▸ **Data supplied**:
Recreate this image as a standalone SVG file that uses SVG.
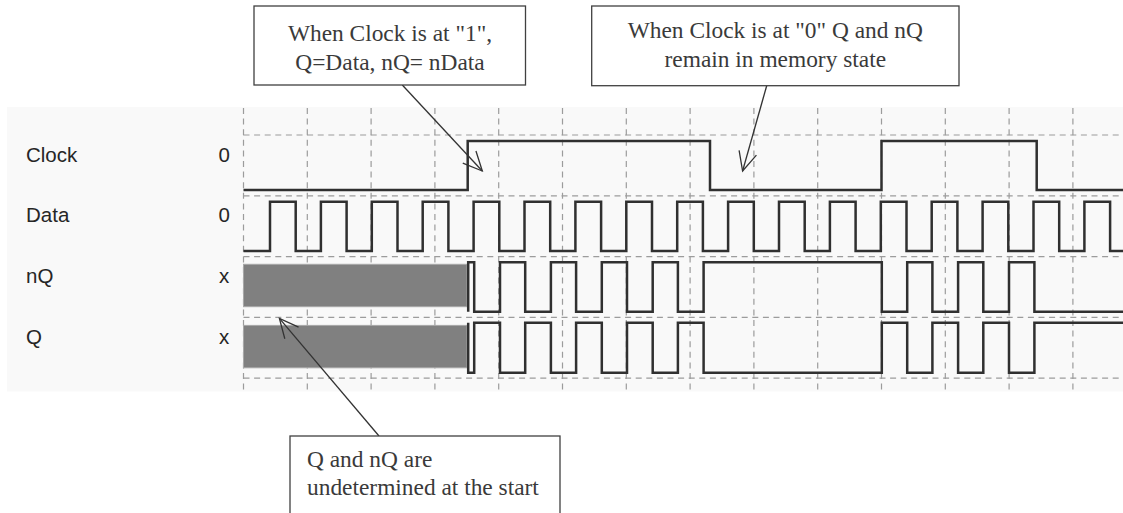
<svg xmlns="http://www.w3.org/2000/svg" width="1123" height="513" viewBox="0 0 1123 513">
<defs>
<style>
.grid{stroke:#9c9c9c;stroke-width:1.2;stroke-dasharray:6 4.6;fill:none}
.wave{stroke:#303030;stroke-width:2.5;fill:none;stroke-linejoin:miter}
.und{fill:#808080;stroke:#a8a8a8;stroke-width:1}
.lbl{font-family:"Liberation Sans",Arial,sans-serif;font-size:20.5px;fill:#262626}
.box{fill:#ffffff;stroke:#404040;stroke-width:1.3}
.note{font-family:"Liberation Serif","Times New Roman",serif;font-size:23.4px;fill:#3a3a3a}
.conn{stroke:#333333;stroke-width:1.3;fill:none}
</style>
<marker id="open" viewBox="-22 -11 24 22" markerWidth="24" markerHeight="22" refX="0" refY="0" orient="auto" markerUnits="userSpaceOnUse">
<path d="M-19,-9 L0,0 L-19,9" fill="none" stroke="#333333" stroke-width="1.3"/>
</marker>
</defs>
<rect x="0" y="0" width="1123" height="513" fill="#ffffff"/>
<g id="panel">
<rect x="7" y="107" width="1116" height="284.5" fill="#f9f9f9"/>
</g>
<g id="grid">
<path class="grid" d="M243.5,108 V391 M307.3,108 V391 M371.1,108 V391 M434.9,108 V391 M498.7,108 V391 M562.5,108 V391 M626.3,108 V391 M690.1,108 V391 M753.9,108 V391 M817.7,108 V391 M881.5,108 V391 M945.3,108 V391 M1009.1,108 V391 M1072.9,108 V391"/>
<path class="grid" d="M243.5,135 H1123 M243.5,195.8 H1123 M243.5,256.6 H1123 M243.5,317.4 H1123 M243.5,378.2 H1123"/>
</g>
<g id="labels">
<text class="lbl" x="26" y="161.5">Clock</text>
<text class="lbl" x="26" y="222.3">Data</text>
<text class="lbl" x="26" y="283.2">nQ</text>
<text class="lbl" x="26" y="344">Q</text>
<text class="lbl" x="218.5" y="161.5">0</text>
<text class="lbl" x="218.5" y="222.3">0</text>
<text class="lbl" x="219" y="283.2">x</text>
<text class="lbl" x="219" y="344">x</text>
</g>
<g id="clock">
<path class="wave" d="M243.5,190 H467.7 V141 H710 V190 H881.5 V141 H1036.7 V190 H1123"/>
</g>
<g id="data">
<path class="wave" d="M243.5,251 H270 V201.7 H295.7 V251 H320.9 V201.7 H346.6 V251 H371.8 V201.7 H397.5 V251 H422.7 V201.7 H448.4 V251 H473.6 V201.7 H499.3 V251 H524.5 V201.7 H550.2 V251 H575.4 V201.7 H601.1 V251 H626.3 V201.7 H652 V251 H677.2 V201.7 H702.9 V251 H728.1 V201.7 H753.8 V251 H779 V201.7 H804.7 V251 H829.9 V201.7 H855.6 V251 H880.8 V201.7 H906.5 V251 H931.7 V201.7 H957.4 V251 H982.6 V201.7 H1008.3 V251 H1033.5 V201.7 H1059.2 V251 H1084.4 V201.7 H1110.1 V251 H1123"/>
</g>
<g id="nQ">
<rect class="und" x="243.5" y="264.3" width="223.5" height="42.4"/>
<path class="wave" d="M468.2,311.7 V262.3 H474.2 V311.7 H500 V262.3 H525.2 V311.7 H550.9 V262.3 H576.1 V311.7 H601.8 V262.3 H627 V311.7 H652.7 V262.3 H677.9 V311.7 H703.6 V262.3 H881.8 V311.7 H907.2 V262.3 H932.4 V311.7 H958.1 V262.3 H983.3 V311.7 H1009 V262.3 H1034.4 V311.7 H1123"/>
</g>
<g id="Q">
<rect class="und" x="243.5" y="325.4" width="223.5" height="42.4"/>
<path class="wave" d="M468.2,322.7 V372.7 H474.2 V322.7 H500 V372.7 H525.2 V322.7 H550.9 V372.7 H576.1 V322.7 H601.8 V372.7 H627 V322.7 H652.7 V372.7 H677.9 V322.7 H703.6 V372.7 H881.8 V322.7 H907.2 V372.7 H932.4 V322.7 H958.1 V372.7 H983.3 V322.7 H1009 V372.7 H1034.4 V322.7 H1123"/>
</g>
<g id="connectors">
<line class="conn" x1="402.3" y1="85" x2="482.3" y2="171" marker-end="url(#open)"/>
<line class="conn" x1="766.7" y1="85.7" x2="742.6" y2="171" marker-end="url(#open)"/>
<line class="conn" x1="379" y1="436" x2="279.4" y2="318.4" marker-end="url(#open)"/>
</g>
<g id="note1">
<rect class="box" x="254" y="6" width="271.5" height="79"/>
<text class="note" x="390" y="41" text-anchor="middle">When Clock is at "1",</text>
<text class="note" x="390" y="69.5" text-anchor="middle">Q=Data, nQ= nData</text>
</g>
<g id="note2">
<rect class="box" x="591.7" y="6" width="367.3" height="79.7"/>
<text class="note" x="775.3" y="38" text-anchor="middle">When Clock is at "0" Q and nQ</text>
<text class="note" x="775.3" y="66.5" text-anchor="middle">remain in memory state</text>
</g>
<g id="note3">
<rect class="box" x="290" y="436" width="270" height="90"/>
<text class="note" x="307" y="467">Q and nQ are</text>
<text class="note" x="307" y="495">undetermined at the start</text>
</g>
</svg>
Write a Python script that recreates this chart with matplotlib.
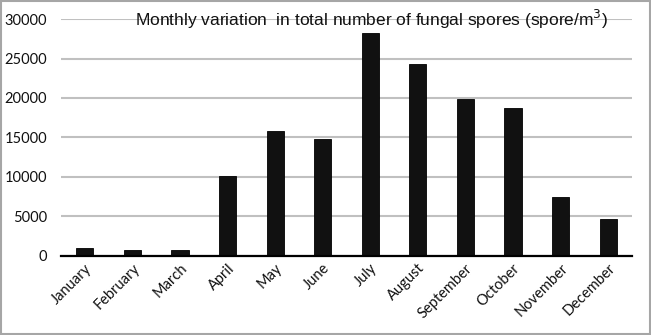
import numpy as np
import matplotlib.pyplot as plt
from matplotlib.patches import Rectangle

months = ["January", "February", "March", "April", "May", "June", "July",
          "August", "September", "October", "November", "December"]
spores = [1000, 650, 650, 10150, 15800, 14750, 28250, 24300, 19850, 18700, 7450, 4700]
yticks = [0, 5000, 10000, 15000, 20000, 25000, 30000]

fig = plt.figure(figsize=(6.51, 3.35), dpi=100)
ax = fig.add_axes([0.0937, 0.237, 0.877, 0.706])

x = np.arange(len(months))
ax.bar(x, spores, width=0.36, color="#111111", edgecolor="#000000", linewidth=0.6, zorder=3)

ax.set_xlim(-0.5, len(months) - 0.5)
ax.set_ylim(0, 30000)
ax.set_yticks(yticks)
ax.set_yticklabels([str(v) for v in yticks], fontsize=10.5, family="Lato", color="#111111")
ax.set_xticks(x)
ax.set_xticklabels(months, rotation=45, ha="right", rotation_mode="anchor",
                   fontsize=10.5, family="Lato", color="#111111")
ax.tick_params(axis="x", length=0, pad=4)
ax.tick_params(axis="y", length=0, pad=10)

ax.grid(axis="y", color="#c0c0c0", linewidth=1.5, zorder=0)
ax.set_axisbelow(True)
for s in ["top", "right", "left"]:
    ax.spines[s].set_visible(False)
ax.spines["bottom"].set_color("#000000")
ax.spines["bottom"].set_linewidth(1.6)
ax.spines["bottom"].set_zorder(4)

ax.text(0.543, 1.0, "Monthly variation  in total number of fungal spores (spore/m$^3$)",
        transform=ax.transAxes, ha="center", va="center", fontsize=12.5,
        family="Liberation Sans", color="#111111", zorder=5)

# grey frame round the whole chart
fig.patches.append(Rectangle((0.002, 0.003), 0.996, 0.994, transform=fig.transFigure,
                             fill=False, edgecolor="#a6a6a6", linewidth=1.5))

plt.savefig("out.png", dpi=100)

▸ **Given task**: Except for the pictures, give all the material above again verbatim.

▸ **Solved exercise**:
Recreate this image as a standalone SVG file that uses SVG.
<svg xmlns="http://www.w3.org/2000/svg" width="1123" height="513" viewBox="0 0 1123 513">
<defs>
<style>
.grid{stroke:#9c9c9c;stroke-width:1.2;stroke-dasharray:6 4.6;fill:none}
.wave{stroke:#303030;stroke-width:2.5;fill:none;stroke-linejoin:miter}
.und{fill:#808080;stroke:#a8a8a8;stroke-width:1}
.lbl{font-family:"Liberation Sans",Arial,sans-serif;font-size:20.5px;fill:#262626}
.box{fill:#ffffff;stroke:#404040;stroke-width:1.3}
.note{font-family:"Liberation Serif","Times New Roman",serif;font-size:23.4px;fill:#3a3a3a}
.conn{stroke:#333333;stroke-width:1.3;fill:none}
</style>
<marker id="open" viewBox="-22 -11 24 22" markerWidth="24" markerHeight="22" refX="0" refY="0" orient="auto" markerUnits="userSpaceOnUse">
<path d="M-19,-9 L0,0 L-19,9" fill="none" stroke="#333333" stroke-width="1.3"/>
</marker>
</defs>
<rect x="0" y="0" width="1123" height="513" fill="#ffffff"/>
<g id="panel">
<rect x="7" y="107" width="1116" height="284.5" fill="#f9f9f9"/>
</g>
<g id="grid">
<path class="grid" d="M243.5,108 V391 M307.3,108 V391 M371.1,108 V391 M434.9,108 V391 M498.7,108 V391 M562.5,108 V391 M626.3,108 V391 M690.1,108 V391 M753.9,108 V391 M817.7,108 V391 M881.5,108 V391 M945.3,108 V391 M1009.1,108 V391 M1072.9,108 V391"/>
<path class="grid" d="M243.5,135 H1123 M243.5,195.8 H1123 M243.5,256.6 H1123 M243.5,317.4 H1123 M243.5,378.2 H1123"/>
</g>
<g id="labels">
<text class="lbl" x="26" y="161.5">Clock</text>
<text class="lbl" x="26" y="222.3">Data</text>
<text class="lbl" x="26" y="283.2">nQ</text>
<text class="lbl" x="26" y="344">Q</text>
<text class="lbl" x="218.5" y="161.5">0</text>
<text class="lbl" x="218.5" y="222.3">0</text>
<text class="lbl" x="219" y="283.2">x</text>
<text class="lbl" x="219" y="344">x</text>
</g>
<g id="clock">
<path class="wave" d="M243.5,190 H467.7 V141 H710 V190 H881.5 V141 H1036.7 V190 H1123"/>
</g>
<g id="data">
<path class="wave" d="M243.5,251 H270 V201.7 H295.7 V251 H320.9 V201.7 H346.6 V251 H371.8 V201.7 H397.5 V251 H422.7 V201.7 H448.4 V251 H473.6 V201.7 H499.3 V251 H524.5 V201.7 H550.2 V251 H575.4 V201.7 H601.1 V251 H626.3 V201.7 H652 V251 H677.2 V201.7 H702.9 V251 H728.1 V201.7 H753.8 V251 H779 V201.7 H804.7 V251 H829.9 V201.7 H855.6 V251 H880.8 V201.7 H906.5 V251 H931.7 V201.7 H957.4 V251 H982.6 V201.7 H1008.3 V251 H1033.5 V201.7 H1059.2 V251 H1084.4 V201.7 H1110.1 V251 H1123"/>
</g>
<g id="nQ">
<rect class="und" x="243.5" y="264.3" width="223.5" height="42.4"/>
<path class="wave" d="M468.2,311.7 V262.3 H474.2 V311.7 H500 V262.3 H525.2 V311.7 H550.9 V262.3 H576.1 V311.7 H601.8 V262.3 H627 V311.7 H652.7 V262.3 H677.9 V311.7 H703.6 V262.3 H881.8 V311.7 H907.2 V262.3 H932.4 V311.7 H958.1 V262.3 H983.3 V311.7 H1009 V262.3 H1034.4 V311.7 H1123"/>
</g>
<g id="Q">
<rect class="und" x="243.5" y="325.4" width="223.5" height="42.4"/>
<path class="wave" d="M468.2,322.7 V372.7 H474.2 V322.7 H500 V372.7 H525.2 V322.7 H550.9 V372.7 H576.1 V322.7 H601.8 V372.7 H627 V322.7 H652.7 V372.7 H677.9 V322.7 H703.6 V372.7 H881.8 V322.7 H907.2 V372.7 H932.4 V322.7 H958.1 V372.7 H983.3 V322.7 H1009 V372.7 H1034.4 V322.7 H1123"/>
</g>
<g id="connectors">
<line class="conn" x1="402.3" y1="85" x2="482.3" y2="171" marker-end="url(#open)"/>
<line class="conn" x1="766.7" y1="85.7" x2="742.6" y2="171" marker-end="url(#open)"/>
<line class="conn" x1="379" y1="436" x2="279.4" y2="318.4" marker-end="url(#open)"/>
</g>
<g id="note1">
<rect class="box" x="254" y="6" width="271.5" height="79"/>
<text class="note" x="390" y="41" text-anchor="middle">When Clock is at "1",</text>
<text class="note" x="390" y="69.5" text-anchor="middle">Q=Data, nQ= nData</text>
</g>
<g id="note2">
<rect class="box" x="591.7" y="6" width="367.3" height="79.7"/>
<text class="note" x="775.3" y="38" text-anchor="middle">When Clock is at "0" Q and nQ</text>
<text class="note" x="775.3" y="66.5" text-anchor="middle">remain in memory state</text>
</g>
<g id="note3">
<rect class="box" x="290" y="436" width="270" height="90"/>
<text class="note" x="307" y="467">Q and nQ are</text>
<text class="note" x="307" y="495">undetermined at the start</text>
</g>
</svg>
Write a Python script that recreates this chart with matplotlib.
import numpy as np
import matplotlib.pyplot as plt
from matplotlib.patches import Rectangle

months = ["January", "February", "March", "April", "May", "June", "July",
          "August", "September", "October", "November", "December"]
spores = [1000, 650, 650, 10150, 15800, 14750, 28250, 24300, 19850, 18700, 7450, 4700]
yticks = [0, 5000, 10000, 15000, 20000, 25000, 30000]

fig = plt.figure(figsize=(6.51, 3.35), dpi=100)
ax = fig.add_axes([0.0937, 0.237, 0.877, 0.706])

x = np.arange(len(months))
ax.bar(x, spores, width=0.36, color="#111111", edgecolor="#000000", linewidth=0.6, zorder=3)

ax.set_xlim(-0.5, len(months) - 0.5)
ax.set_ylim(0, 30000)
ax.set_yticks(yticks)
ax.set_yticklabels([str(v) for v in yticks], fontsize=10.5, family="Lato", color="#111111")
ax.set_xticks(x)
ax.set_xticklabels(months, rotation=45, ha="right", rotation_mode="anchor",
                   fontsize=10.5, family="Lato", color="#111111")
ax.tick_params(axis="x", length=0, pad=4)
ax.tick_params(axis="y", length=0, pad=10)

ax.grid(axis="y", color="#c0c0c0", linewidth=1.5, zorder=0)
ax.set_axisbelow(True)
for s in ["top", "right", "left"]:
    ax.spines[s].set_visible(False)
ax.spines["bottom"].set_color("#000000")
ax.spines["bottom"].set_linewidth(1.6)
ax.spines["bottom"].set_zorder(4)

ax.text(0.543, 1.0, "Monthly variation  in total number of fungal spores (spore/m$^3$)",
        transform=ax.transAxes, ha="center", va="center", fontsize=12.5,
        family="Liberation Sans", color="#111111", zorder=5)

# grey frame round the whole chart
fig.patches.append(Rectangle((0.002, 0.003), 0.996, 0.994, transform=fig.transFigure,
                             fill=False, edgecolor="#a6a6a6", linewidth=1.5))

plt.savefig("out.png", dpi=100)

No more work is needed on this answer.